■ **EXERCISE DESCRIPTION**
Copy the listing verbatim, excluding any images found in it.

■ **DATA EXCERPT**
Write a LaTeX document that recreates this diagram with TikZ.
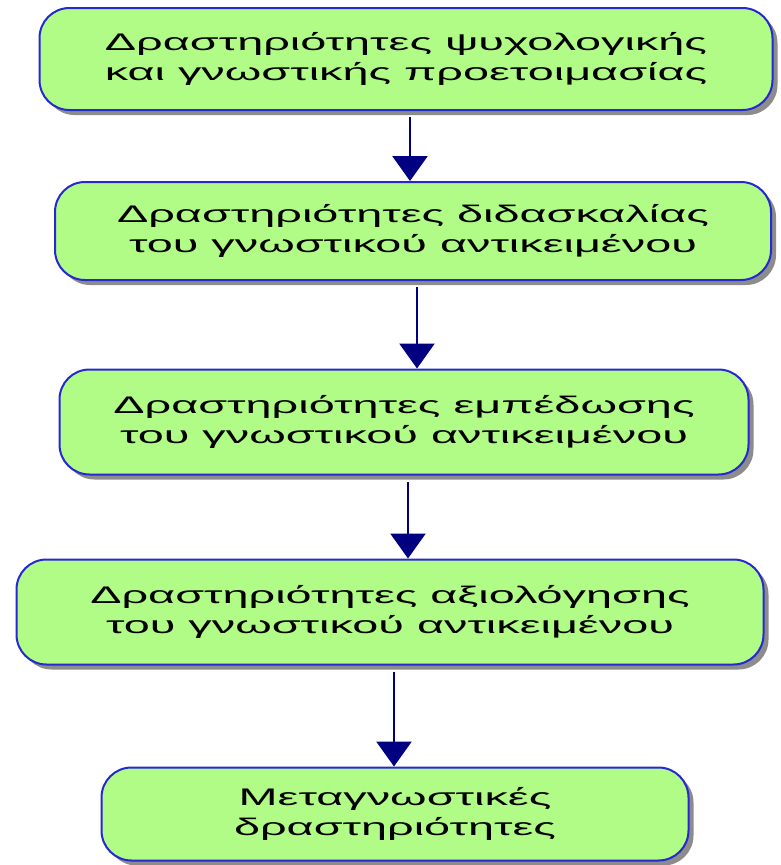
\documentclass[tikz,border=0pt]{standalone}
\usepackage{fontspec}
\usepackage{tikz}
\usetikzlibrary{arrows.meta,shadows}
\newfontfamily\boxfont{Liberation Sans}[FakeStretch=1.95]
\definecolor{boxgreen}{HTML}{B0FC86}
\definecolor{boxblue}{HTML}{2828D0}
\definecolor{arrownavy}{HTML}{000080}

\begin{document}
\begin{tikzpicture}[x=1pt,y=-1pt,
	stage/.style={draw=boxblue, line width=2pt, fill=boxgreen, rounded corners=30pt, align=center,
		font=\boxfont\fontsize{24}{30}\selectfont,
		drop shadow={shadow xshift=5pt, shadow yshift=-5pt, fill=black!45, opacity=1}},
	flow/.style={draw=arrownavy, line width=2.8pt, -{Triangle[width=35pt,length=25pt]}, shorten <=6pt}]
	\useasboundingbox (0,0) rectangle (780,865);
	\node[stage, minimum width=733pt, minimum height=102pt] (b1) at (406,59)
		{Δραστηριότητες ψυχολογικής\\και γνωστικής προετοιμασίας};
	\node[stage, minimum width=716pt, minimum height=98pt] (b2) at (413,231)
		{Δραστηριότητες διδασκαλίας\\του γνωστικού αντικειμένου};
	\node[stage, minimum width=689pt, minimum height=105pt] (b3) at (404,422)
		{Δραστηριότητες εμπέδωσης\\του γνωστικού αντικειμένου};
	\node[stage, minimum width=747pt, minimum height=105pt] (b4) at (390,612)
		{Δραστηριότητες αξιολόγησης\\του γνωστικού αντικειμένου};
	\node[stage, minimum width=587pt, minimum height=93pt] (b5) at (395,814)
		{Μεταγνωστικές\\δραστηριότητες};
	\foreach \a/\b in {b1/b2,b2/b3,b3/b4,b4/b5}
	{
		\draw[flow] ([xshift=4pt]\a.south) -- ([xshift=4pt]\a.south |- \b.north);
	}
\end{tikzpicture}
\end{document}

■ **SOLUTION TO THIS PROBLEM**
Write a LaTeX document that recreates this diagram with TikZ.
\documentclass[tikz,border=0pt]{standalone}
\usepackage{fontspec}
\usepackage{tikz}
\usetikzlibrary{arrows.meta,shadows}
\newfontfamily\boxfont{Liberation Sans}[FakeStretch=1.95]
\definecolor{boxgreen}{HTML}{B0FC86}
\definecolor{boxblue}{HTML}{2828D0}
\definecolor{arrownavy}{HTML}{000080}

\begin{document}
\begin{tikzpicture}[x=1pt,y=-1pt,
	stage/.style={draw=boxblue, line width=2pt, fill=boxgreen, rounded corners=30pt, align=center,
		font=\boxfont\fontsize{24}{30}\selectfont,
		drop shadow={shadow xshift=5pt, shadow yshift=-5pt, fill=black!45, opacity=1}},
	flow/.style={draw=arrownavy, line width=2.8pt, -{Triangle[width=35pt,length=25pt]}, shorten <=6pt}]
	\useasboundingbox (0,0) rectangle (780,865);
	\node[stage, minimum width=733pt, minimum height=102pt] (b1) at (406,59)
		{Δραστηριότητες ψυχολογικής\\και γνωστικής προετοιμασίας};
	\node[stage, minimum width=716pt, minimum height=98pt] (b2) at (413,231)
		{Δραστηριότητες διδασκαλίας\\του γνωστικού αντικειμένου};
	\node[stage, minimum width=689pt, minimum height=105pt] (b3) at (404,422)
		{Δραστηριότητες εμπέδωσης\\του γνωστικού αντικειμένου};
	\node[stage, minimum width=747pt, minimum height=105pt] (b4) at (390,612)
		{Δραστηριότητες αξιολόγησης\\του γνωστικού αντικειμένου};
	\node[stage, minimum width=587pt, minimum height=93pt] (b5) at (395,814)
		{Μεταγνωστικές\\δραστηριότητες};
	\foreach \a/\b in {b1/b2,b2/b3,b3/b4,b4/b5}
	{
		\draw[flow] ([xshift=4pt]\a.south) -- ([xshift=4pt]\a.south |- \b.north);
	}
\end{tikzpicture}
\end{document}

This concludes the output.